Re: Strange output problem
by Lotus1 (Vicar) on Apr 12, 2012 at 17:59 UTC

    I noticed that you re-open the same file from $out_file as $new_in_file without closing $out_file first. Seems like buffering could be an issue here.

    I tried your program with a smaller number of rows and columns and found that with the close statement before the reopen I got output in the final processed file and without it I got a blank file. The intermediary file looked good in both cases. Maybe the final data to the intermediary gets written when the program ends and that first file handle is closed. I don't want to troubleshoot much here until you have a look at using close.

    Update: I thought of an easy way to test my idea about buffering. I made a copy of the intermediary file then closed the intermediary file then made another copy. The first copy was empty the second had everything in it.

    # Remove unnecessary rows, clean up the SNPs and put into CSV format: open my $new_in_file, '<', "chr${chr_num}_exome_snps_only_transposed_$ +cont" or die "Cannot open new input file: $!"; ################################## # I added the following lines # open my $temp, '>', 'transposed_copy' or die "Cannot open transposed_copy: $!"; while(<$new_in_file>) { print $temp $_; } close $temp; close $out_file; open $temp, '>', 'transposed_copy2' or die "Cannot open transposed_copy2: $!"; while(<$new_in_file>) { print $temp $_; } close $temp;

      Thanks! It looks like that was the problem. I simply added a

       close $out_file;

      between the two parts of the program, and the output is now correct. I'd never have thought of that .. better get into the habit of closing filehandles when I'm done with them!

      Thanks again.

Re: Strange output problem
by Riales (Hermit) on Apr 12, 2012 at 17:24 UTC

    Nothing jumps out at me, but I am inclined to agree with your guess about the problem being in the last part of the code. Have you tried adding print statements before the chomp, before the substitution, and after the substitution?

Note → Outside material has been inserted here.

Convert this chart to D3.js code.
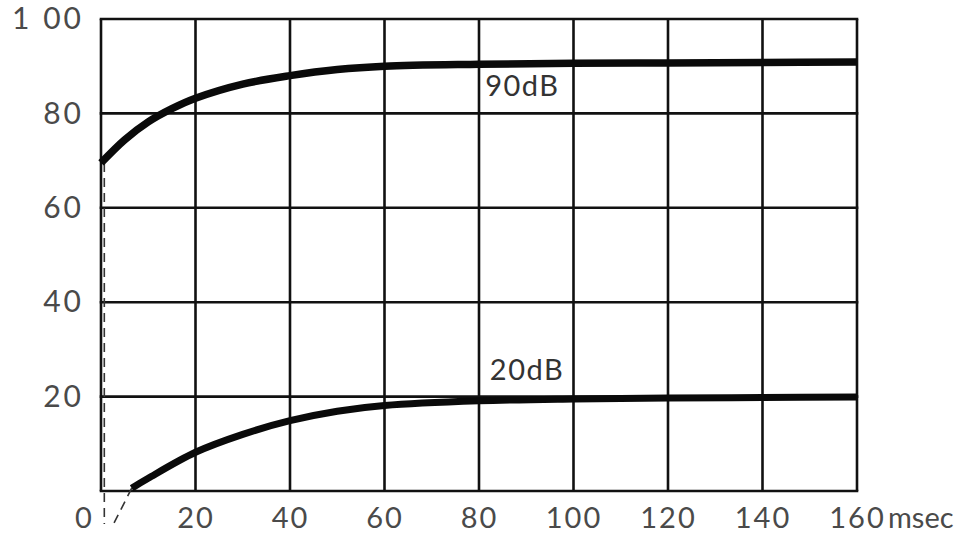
<!DOCTYPE html>
<html>
<head>
<meta charset="utf-8">
<script src="https://cdn.jsdelivr.net/npm/d3@7"></script>
<style>
  html, body { margin: 0; padding: 0; background: #fff; }
  svg { display: block; }
  text { font-family: "Lato", "DejaVu Sans", sans-serif; }
</style>
</head>
<body>
<svg id="chart" width="974" height="542"></svg>
<script>
// ---- data ----
const xTicks = [0, 20, 40, 60, 80, 100, 120, 140, 160];
const xTickLabels = ["0", "20", "40", "60", "80", "100", "120", "140", "160"];
const yTicks = [0, 20, 40, 60, 80, 100];
const yTickLabels = ["", "20", "40", "60", "80", "1 00"];
const xUnit = "msec";

const time90 = [0, 5, 10, 15, 20, 30, 40, 50, 60, 80, 100, 120, 140, 160];
const level90 = [69.5, 74.4, 78.2, 81.0, 83.2, 86.2, 88.0, 89.3, 90.0, 90.4, 90.6, 90.7, 90.8, 90.9];
const time20 = [6.5, 10, 20, 30, 40, 50, 60, 80, 100, 120, 140, 160];
const level20 = [0.6, 2.7, 8.2, 12.0, 14.9, 16.9, 18.1, 19.1, 19.5, 19.7, 19.8, 19.9];
const curveLabels = ["90dB", "20dB"];
const curveLabelPos = [[81.3, 86.2], [82.3, 26.0]]; // [time, level] anchor of each label

// dashed construction lines (time, level)
const guideVertical = [[0.7, 69.5], [0.7, -7]];
const guideDiagonal = [[6.5, 0.6], [2.4, -7.5]];

// ---- layout ----
const svg = d3.select("#chart");
const x = d3.scaleLinear().domain([0, 160]).range([101, 857]);
const y = d3.scaleLinear().domain([0, 100]).range([491, 19]);

const ink = "#111";
const labelInk = "#4a4a4a";

// grid
const grid = svg.append("g");
grid.selectAll("line.v").data(xTicks).join("line")
  .attr("x1", d => x(d)).attr("x2", d => x(d))
  .attr("y1", y(0)).attr("y2", y(100))
  .attr("stroke", ink).attr("stroke-width", 2.6);
grid.selectAll("line.h").data(yTicks).join("line")
  .attr("y1", d => y(d)).attr("y2", d => y(d))
  .attr("x1", x(0) - 1.3).attr("x2", x(160) + 1.3)
  .attr("stroke", ink).attr("stroke-width", 2.6);

// dashed guides
const gl = d3.line().x(d => x(d[0])).y(d => y(d[1]));
[guideVertical, guideDiagonal].forEach(g => {
  svg.append("path").attr("d", gl(g)).attr("fill", "none")
    .attr("stroke", "#333").attr("stroke-width", 1.6)
    .attr("stroke-dasharray", "9,6");
});

// curves
const line = d3.line().x(d => x(d[0])).y(d => y(d[1])).curve(d3.curveCatmullRom.alpha(0.5));
svg.append("path").attr("d", line(d3.zip(time90, level90)))
  .attr("fill", "none").attr("stroke", "#0a0a0a").attr("stroke-width", 7.5)
  .attr("stroke-linecap", "butt");
svg.append("path").attr("d", line(d3.zip(time20, level20)))
  .attr("fill", "none").attr("stroke", "#0a0a0a").attr("stroke-width", 7)
  .attr("stroke-linecap", "butt");

// curve labels
svg.selectAll("text.cl").data(curveLabels).join("text")
  .attr("class", "cl")
  .attr("x", (d, i) => x(curveLabelPos[i][0]))
  .attr("y", (d, i) => y(curveLabelPos[i][1]))
  .attr("dominant-baseline", "central")
  .attr("font-size", 29).attr("letter-spacing", 1.5).attr("fill", "#333")
  .text(d => d);

// y tick labels
const yAxis = d3.axisLeft(y).tickValues(yTicks).tickSize(0).tickPadding(17)
  .tickFormat((d, i) => yTickLabels[i]);
const ya = svg.append("g").attr("transform", `translate(${x(0)},0)`).call(yAxis);
ya.select(".domain").remove();
ya.selectAll("text").attr("font-size", 30).attr("fill", labelInk)
  .attr("font-family", "Lato, 'DejaVu Sans', sans-serif").attr("letter-spacing", 3);

// x tick labels
const xAxis = d3.axisBottom(x).tickValues(xTicks).tickSize(0).tickPadding(16)
  .tickFormat((d, i) => xTickLabels[i]);
const xa = svg.append("g").attr("transform", `translate(0,${y(0)})`).call(xAxis);
xa.select(".domain").remove();
xa.selectAll("text").attr("font-size", 29).attr("fill", labelInk)
  .attr("font-family", "Lato, 'DejaVu Sans', sans-serif").attr("letter-spacing", 2)
  .attr("dx", d => d === 0 ? -17 : 0);

// unit label after last tick
xa.append("text")
  .attr("x", x(160) + 31)
  .attr("y", 16)
  .attr("dy", "0.71em")
  .attr("text-anchor", "start")
  .attr("font-size", 29).attr("fill", labelInk)
  .attr("font-family", "Lato, 'DejaVu Sans', sans-serif")
  .text(xUnit);
</script>
</body>
</html>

    while (<$new_in_file>) { print "BEFORE CHOMP: $_\n"; chomp; next if $. == 1; # remove header line s/POS/SAMPLE/ if $. == 2; s/\s+/,/g if $. == 2; # replace whitespace with a comma on I +D row next if $. >= 3 and $. <= 9; # remove unwanted lines print "BEFORE SUBSTITUTION: $_\n"; s/\s+(\d)\|(\d)\S+/,$1 $2/g; # clean up the SNPs & put into CSV + format print "AFTER SUBSTITUTION: $_\n"; print $new_out_file "$_\n"; }
Re: Strange output problem
by RichardK (Parson) on Apr 12, 2012 at 17:30 UTC

    Why are you removing header lines from the transposed output file when you didn't write a header to that file? AFAICT you only write the transposed data!

      The OP doesn't show the sample transposed only file but when I ran it the first column was the headers.